Lessons From Managing Google Ads Campaigns
The fastest-failing Google Ads campaigns usually share the same problems:
- Broad match targeting with little filtering
- Weak geographic controls
- Limited search term monitoring
- No structured negative keyword strategy
I no longer launch campaigns without first building exclusions.
A few habits consistently improve campaign quality:
- Build an initial negative keyword list before launch
- Monitor broad match traffic closely during the first two weeks
- Review search terms before judging campaign performance
- Exclude geographic areas outside the service radius
- Refine negatives gradually instead of making massive changes all at once
One pattern I’ve noticed more frequently in recent years is how Google’s automation prioritizes expansion over precision. That can increase traffic volume quickly, but higher traffic does not automatically mean better lead quality.
For local service businesses paying high CPCs in competitive cities, precision matters more than volume.
Frequently Asked Questions
What is the difference between negative keywords and regular keywords?
Regular keywords tell Google when to show your ads. Negative keywords tell Google when not to show them.
Both are necessary for campaign control.
How many negative keywords should a campaign have?
There is no fixed number.
A new campaign may start with 20 to 30 negatives, while mature campaigns in competitive industries may contain hundreds.

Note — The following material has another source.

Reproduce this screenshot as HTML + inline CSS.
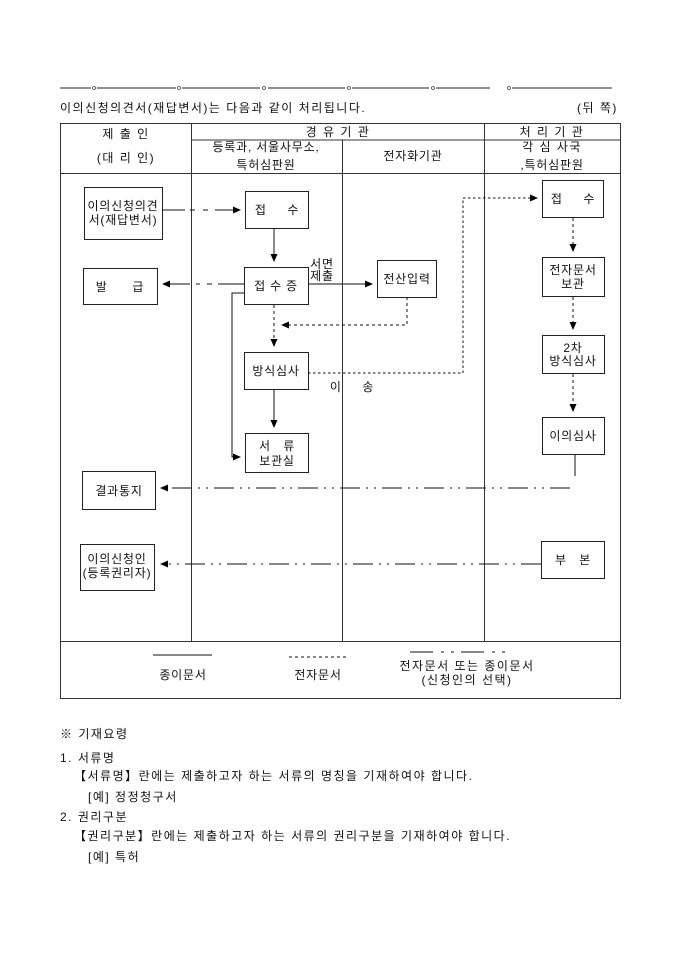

Quality matters more than quantity.
Can negative keywords hurt campaign performance?
Yes.
Incorrect match types or excessive exclusions can block legitimate traffic. Monitor impressions, click volume, and lead quality after major changes.
Do negative keywords work in Performance Max campaigns?
Partially.
Performance Max supports account-level and some campaign-level negative keywords, but controls remain more limited compared to traditional Search campaigns.
That limitation is one reason many experienced advertisers still rely heavily on standard Search campaigns.
How often should negative keyword lists be updated?
At a minimum, monthly.
For new campaigns, weekly reviews during the first 30 to 60 days usually uncover the largest optimization opportunities.
Why Negative Keywords Matter
Negative keywords are not an advanced PPC tactic. They are a foundational element of profitable Google Ads management.
Most underperforming campaigns do not fail because the ads themselves are weak. They fail because the traffic was never properly qualified.
For local service businesses operating in competitive markets, filtering irrelevant traffic is one of the highest-impact optimizations available.
Start simple.
Block obvious low-value searches. Review search term reports regularly. Refine exclusions gradually over time.
That process alone can significantly improve lead quality, reduce wasted ad spend, and help your advertising budget produce stronger long-term results.